| Exercise requirements |
The lines from the top of the material below through the line containing "(f2) at (340,524)" are to be printed exactly, with pictures omitted.

| Data section |
[start]

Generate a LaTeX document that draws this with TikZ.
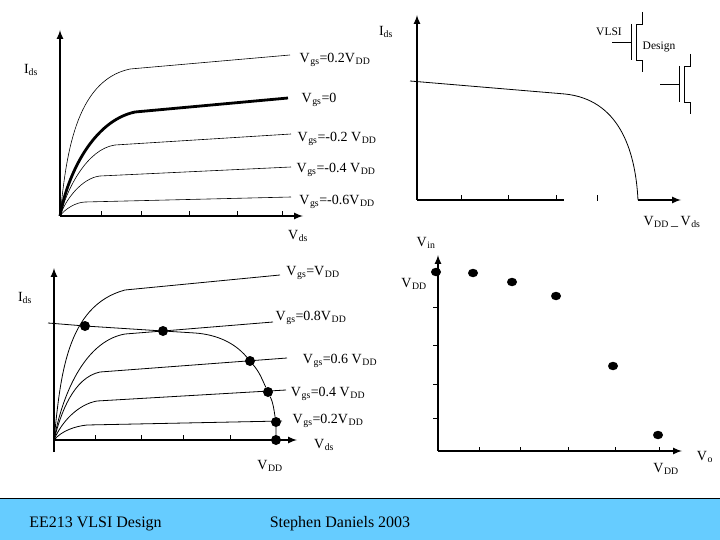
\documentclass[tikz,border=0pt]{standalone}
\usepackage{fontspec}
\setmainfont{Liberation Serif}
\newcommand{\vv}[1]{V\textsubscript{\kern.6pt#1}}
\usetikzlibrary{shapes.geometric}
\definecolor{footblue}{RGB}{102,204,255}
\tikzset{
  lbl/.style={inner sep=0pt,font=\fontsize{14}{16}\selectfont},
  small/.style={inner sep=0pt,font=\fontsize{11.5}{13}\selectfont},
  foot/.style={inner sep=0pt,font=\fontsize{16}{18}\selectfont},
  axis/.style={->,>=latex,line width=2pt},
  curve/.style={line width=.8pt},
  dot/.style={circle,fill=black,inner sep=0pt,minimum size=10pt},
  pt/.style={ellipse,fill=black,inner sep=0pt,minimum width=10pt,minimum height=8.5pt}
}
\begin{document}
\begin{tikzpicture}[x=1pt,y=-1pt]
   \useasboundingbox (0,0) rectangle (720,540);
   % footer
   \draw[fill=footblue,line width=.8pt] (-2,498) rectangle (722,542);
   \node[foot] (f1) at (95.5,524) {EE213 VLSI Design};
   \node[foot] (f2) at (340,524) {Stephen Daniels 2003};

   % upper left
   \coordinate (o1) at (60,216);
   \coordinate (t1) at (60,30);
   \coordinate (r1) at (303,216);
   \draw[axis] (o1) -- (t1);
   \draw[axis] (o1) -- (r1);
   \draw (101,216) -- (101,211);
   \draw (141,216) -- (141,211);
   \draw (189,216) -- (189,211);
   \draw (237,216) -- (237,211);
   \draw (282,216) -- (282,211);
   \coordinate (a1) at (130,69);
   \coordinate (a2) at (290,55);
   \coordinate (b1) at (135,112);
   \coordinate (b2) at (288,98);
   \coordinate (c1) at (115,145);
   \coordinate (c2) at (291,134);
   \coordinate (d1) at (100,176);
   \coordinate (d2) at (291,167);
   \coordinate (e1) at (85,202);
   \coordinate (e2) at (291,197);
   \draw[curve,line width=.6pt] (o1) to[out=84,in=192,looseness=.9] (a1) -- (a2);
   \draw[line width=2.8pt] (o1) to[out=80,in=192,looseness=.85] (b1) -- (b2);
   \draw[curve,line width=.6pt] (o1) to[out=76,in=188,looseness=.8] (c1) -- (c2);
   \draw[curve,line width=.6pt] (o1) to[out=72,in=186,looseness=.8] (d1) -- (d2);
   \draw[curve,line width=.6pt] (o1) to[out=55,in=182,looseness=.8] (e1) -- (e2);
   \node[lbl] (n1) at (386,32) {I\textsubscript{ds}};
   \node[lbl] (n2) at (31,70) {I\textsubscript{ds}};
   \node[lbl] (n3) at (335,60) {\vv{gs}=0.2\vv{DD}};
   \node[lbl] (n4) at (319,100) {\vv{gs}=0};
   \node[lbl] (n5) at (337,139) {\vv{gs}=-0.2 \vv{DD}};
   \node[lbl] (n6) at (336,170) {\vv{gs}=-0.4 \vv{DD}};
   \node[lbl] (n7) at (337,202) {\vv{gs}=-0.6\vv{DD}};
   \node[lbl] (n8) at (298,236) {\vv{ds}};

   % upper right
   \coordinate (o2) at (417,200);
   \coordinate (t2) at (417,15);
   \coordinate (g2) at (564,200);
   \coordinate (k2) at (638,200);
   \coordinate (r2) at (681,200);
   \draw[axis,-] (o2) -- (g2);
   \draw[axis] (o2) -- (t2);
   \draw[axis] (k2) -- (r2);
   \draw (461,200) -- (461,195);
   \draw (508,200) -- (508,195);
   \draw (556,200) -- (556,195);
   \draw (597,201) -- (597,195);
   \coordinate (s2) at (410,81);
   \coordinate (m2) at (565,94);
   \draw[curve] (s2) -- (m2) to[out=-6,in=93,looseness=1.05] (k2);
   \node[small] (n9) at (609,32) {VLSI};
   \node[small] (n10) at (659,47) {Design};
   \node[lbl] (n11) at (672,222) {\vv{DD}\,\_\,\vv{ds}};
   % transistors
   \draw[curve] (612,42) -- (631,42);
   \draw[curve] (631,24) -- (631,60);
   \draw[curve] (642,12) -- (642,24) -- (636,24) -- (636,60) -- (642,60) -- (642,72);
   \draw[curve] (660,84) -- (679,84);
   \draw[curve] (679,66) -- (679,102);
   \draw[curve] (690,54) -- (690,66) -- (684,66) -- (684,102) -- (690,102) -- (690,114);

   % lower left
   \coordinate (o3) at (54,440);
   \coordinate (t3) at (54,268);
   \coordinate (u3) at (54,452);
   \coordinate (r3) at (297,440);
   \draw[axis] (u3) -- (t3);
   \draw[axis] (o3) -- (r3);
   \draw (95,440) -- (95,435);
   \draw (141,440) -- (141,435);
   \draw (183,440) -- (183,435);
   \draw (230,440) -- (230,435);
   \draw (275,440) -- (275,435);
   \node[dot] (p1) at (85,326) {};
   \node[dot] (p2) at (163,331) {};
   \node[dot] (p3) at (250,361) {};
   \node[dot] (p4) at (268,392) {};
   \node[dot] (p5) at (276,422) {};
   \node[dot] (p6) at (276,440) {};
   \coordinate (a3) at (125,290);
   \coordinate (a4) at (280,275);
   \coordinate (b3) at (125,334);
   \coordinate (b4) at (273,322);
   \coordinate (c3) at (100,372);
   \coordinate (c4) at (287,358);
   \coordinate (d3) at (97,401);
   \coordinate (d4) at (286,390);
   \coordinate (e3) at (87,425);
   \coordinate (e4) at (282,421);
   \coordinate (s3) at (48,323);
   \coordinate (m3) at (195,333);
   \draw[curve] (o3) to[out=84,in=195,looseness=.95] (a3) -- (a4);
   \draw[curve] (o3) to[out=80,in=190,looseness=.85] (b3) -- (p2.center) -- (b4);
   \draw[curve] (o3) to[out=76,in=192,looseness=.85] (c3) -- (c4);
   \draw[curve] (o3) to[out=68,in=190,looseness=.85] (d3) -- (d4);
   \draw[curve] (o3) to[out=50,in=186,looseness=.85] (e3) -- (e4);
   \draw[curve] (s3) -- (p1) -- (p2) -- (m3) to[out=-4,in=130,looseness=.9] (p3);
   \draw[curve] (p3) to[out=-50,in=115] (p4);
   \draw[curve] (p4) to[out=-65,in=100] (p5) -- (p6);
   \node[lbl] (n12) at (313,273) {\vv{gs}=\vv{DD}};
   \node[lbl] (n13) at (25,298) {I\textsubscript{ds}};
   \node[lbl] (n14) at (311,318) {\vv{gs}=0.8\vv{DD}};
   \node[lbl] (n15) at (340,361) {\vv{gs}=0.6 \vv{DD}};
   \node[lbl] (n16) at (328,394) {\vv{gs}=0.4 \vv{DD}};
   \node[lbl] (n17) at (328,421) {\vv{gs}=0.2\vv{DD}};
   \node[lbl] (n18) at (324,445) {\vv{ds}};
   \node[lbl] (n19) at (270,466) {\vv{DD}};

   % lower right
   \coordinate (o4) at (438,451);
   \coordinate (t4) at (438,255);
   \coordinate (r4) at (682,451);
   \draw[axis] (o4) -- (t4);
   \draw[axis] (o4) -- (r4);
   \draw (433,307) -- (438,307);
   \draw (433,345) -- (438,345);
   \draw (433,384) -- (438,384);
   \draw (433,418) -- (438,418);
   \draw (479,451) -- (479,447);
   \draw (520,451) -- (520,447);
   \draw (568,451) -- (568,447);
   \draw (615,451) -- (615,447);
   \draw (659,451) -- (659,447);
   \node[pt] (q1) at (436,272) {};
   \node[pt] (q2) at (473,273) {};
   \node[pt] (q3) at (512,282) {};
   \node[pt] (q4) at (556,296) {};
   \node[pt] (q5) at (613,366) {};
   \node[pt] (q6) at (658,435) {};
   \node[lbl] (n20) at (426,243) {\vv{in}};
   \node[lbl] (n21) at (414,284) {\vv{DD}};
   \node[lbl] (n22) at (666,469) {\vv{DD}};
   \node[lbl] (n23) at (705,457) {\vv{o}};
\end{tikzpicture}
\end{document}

[end]

| Response below |
Generate a LaTeX document that draws this with TikZ.
\documentclass[tikz,border=0pt]{standalone}
\usepackage{fontspec}
\setmainfont{Liberation Serif}
\newcommand{\vv}[1]{V\textsubscript{\kern.6pt#1}}
\usetikzlibrary{shapes.geometric}
\definecolor{footblue}{RGB}{102,204,255}
\tikzset{
  lbl/.style={inner sep=0pt,font=\fontsize{14}{16}\selectfont},
  small/.style={inner sep=0pt,font=\fontsize{11.5}{13}\selectfont},
  foot/.style={inner sep=0pt,font=\fontsize{16}{18}\selectfont},
  axis/.style={->,>=latex,line width=2pt},
  curve/.style={line width=.8pt},
  dot/.style={circle,fill=black,inner sep=0pt,minimum size=10pt},
  pt/.style={ellipse,fill=black,inner sep=0pt,minimum width=10pt,minimum height=8.5pt}
}
\begin{document}
\begin{tikzpicture}[x=1pt,y=-1pt]
   \useasboundingbox (0,0) rectangle (720,540);
   % footer
   \draw[fill=footblue,line width=.8pt] (-2,498) rectangle (722,542);
   \node[foot] (f1) at (95.5,524) {EE213 VLSI Design};
   \node[foot] (f2) at (340,524) {Stephen Daniels 2003};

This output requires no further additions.